*What you have to do*. Every line of the material is to be repeated exactly as it stands.

--- Start ---

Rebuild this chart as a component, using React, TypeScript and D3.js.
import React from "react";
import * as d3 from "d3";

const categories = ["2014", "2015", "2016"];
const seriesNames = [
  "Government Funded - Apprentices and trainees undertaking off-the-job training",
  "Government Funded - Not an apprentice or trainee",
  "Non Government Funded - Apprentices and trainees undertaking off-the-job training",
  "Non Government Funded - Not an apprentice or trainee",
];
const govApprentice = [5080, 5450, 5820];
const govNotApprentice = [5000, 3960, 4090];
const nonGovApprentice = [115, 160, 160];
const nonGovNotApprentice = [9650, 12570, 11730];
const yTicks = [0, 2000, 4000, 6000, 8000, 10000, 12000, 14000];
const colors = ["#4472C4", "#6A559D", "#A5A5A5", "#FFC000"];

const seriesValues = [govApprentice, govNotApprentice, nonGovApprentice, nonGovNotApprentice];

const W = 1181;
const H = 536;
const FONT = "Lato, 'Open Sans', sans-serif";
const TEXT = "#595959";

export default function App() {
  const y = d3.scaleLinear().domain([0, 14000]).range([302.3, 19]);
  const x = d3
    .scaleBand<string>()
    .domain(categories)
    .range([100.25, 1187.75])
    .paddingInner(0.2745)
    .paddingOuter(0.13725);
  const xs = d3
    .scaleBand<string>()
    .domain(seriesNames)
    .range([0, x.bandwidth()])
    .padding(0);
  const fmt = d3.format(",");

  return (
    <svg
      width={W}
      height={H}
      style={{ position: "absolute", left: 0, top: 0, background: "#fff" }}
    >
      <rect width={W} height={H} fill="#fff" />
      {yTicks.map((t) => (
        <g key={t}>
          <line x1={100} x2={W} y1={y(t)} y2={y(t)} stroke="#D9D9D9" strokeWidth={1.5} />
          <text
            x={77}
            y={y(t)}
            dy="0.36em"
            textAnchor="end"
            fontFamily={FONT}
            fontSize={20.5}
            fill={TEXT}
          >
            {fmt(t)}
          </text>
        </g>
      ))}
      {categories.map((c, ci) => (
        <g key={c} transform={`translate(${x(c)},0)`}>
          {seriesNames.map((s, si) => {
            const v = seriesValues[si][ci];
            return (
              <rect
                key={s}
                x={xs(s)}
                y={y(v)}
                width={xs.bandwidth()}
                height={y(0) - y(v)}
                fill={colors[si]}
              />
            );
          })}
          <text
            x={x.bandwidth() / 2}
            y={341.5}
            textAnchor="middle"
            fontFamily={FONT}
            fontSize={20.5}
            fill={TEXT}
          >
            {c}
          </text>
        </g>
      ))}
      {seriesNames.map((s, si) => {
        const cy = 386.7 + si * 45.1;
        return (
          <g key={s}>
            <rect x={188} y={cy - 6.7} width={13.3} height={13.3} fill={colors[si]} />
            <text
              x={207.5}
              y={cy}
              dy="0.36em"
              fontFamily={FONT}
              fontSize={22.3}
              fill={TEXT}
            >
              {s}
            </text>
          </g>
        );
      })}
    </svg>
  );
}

--- End ---

*Output of the exercise*.
Rebuild this chart as a component, using React, TypeScript and D3.js.
import React from "react";
import * as d3 from "d3";

const categories = ["2014", "2015", "2016"];
const seriesNames = [
  "Government Funded - Apprentices and trainees undertaking off-the-job training",
  "Government Funded - Not an apprentice or trainee",
  "Non Government Funded - Apprentices and trainees undertaking off-the-job training",
  "Non Government Funded - Not an apprentice or trainee",
];
const govApprentice = [5080, 5450, 5820];
const govNotApprentice = [5000, 3960, 4090];
const nonGovApprentice = [115, 160, 160];
const nonGovNotApprentice = [9650, 12570, 11730];
const yTicks = [0, 2000, 4000, 6000, 8000, 10000, 12000, 14000];
const colors = ["#4472C4", "#6A559D", "#A5A5A5", "#FFC000"];

const seriesValues = [govApprentice, govNotApprentice, nonGovApprentice, nonGovNotApprentice];

const W = 1181;
const H = 536;
const FONT = "Lato, 'Open Sans', sans-serif";
const TEXT = "#595959";

export default function App() {
  const y = d3.scaleLinear().domain([0, 14000]).range([302.3, 19]);
  const x = d3
    .scaleBand<string>()
    .domain(categories)
    .range([100.25, 1187.75])
    .paddingInner(0.2745)
    .paddingOuter(0.13725);
  const xs = d3
    .scaleBand<string>()
    .domain(seriesNames)
    .range([0, x.bandwidth()])
    .padding(0);
  const fmt = d3.format(",");

  return (
    <svg
      width={W}
      height={H}
      style={{ position: "absolute", left: 0, top: 0, background: "#fff" }}
    >
      <rect width={W} height={H} fill="#fff" />
      {yTicks.map((t) => (
        <g key={t}>
          <line x1={100} x2={W} y1={y(t)} y2={y(t)} stroke="#D9D9D9" strokeWidth={1.5} />
          <text
            x={77}
            y={y(t)}
            dy="0.36em"
            textAnchor="end"
            fontFamily={FONT}
            fontSize={20.5}
            fill={TEXT}
          >
            {fmt(t)}
          </text>
        </g>
      ))}
      {categories.map((c, ci) => (
        <g key={c} transform={`translate(${x(c)},0)`}>
          {seriesNames.map((s, si) => {
            const v = seriesValues[si][ci];
            return (
              <rect
                key={s}
                x={xs(s)}
                y={y(v)}
                width={xs.bandwidth()}
                height={y(0) - y(v)}
                fill={colors[si]}
              />
            );
          })}
          <text
            x={x.bandwidth() / 2}
            y={341.5}
            textAnchor="middle"
            fontFamily={FONT}
            fontSize={20.5}
            fill={TEXT}
          >
            {c}
          </text>
        </g>
      ))}
      {seriesNames.map((s, si) => {
        const cy = 386.7 + si * 45.1;
        return (
          <g key={s}>
            <rect x={188} y={cy - 6.7} width={13.3} height={13.3} fill={colors[si]} />
            <text
              x={207.5}
              y={cy}
              dy="0.36em"
              fontFamily={FONT}
              fontSize={22.3}
              fill={TEXT}
            >
              {s}
            </text>
          </g>
        );
      })}
    </svg>
  );
}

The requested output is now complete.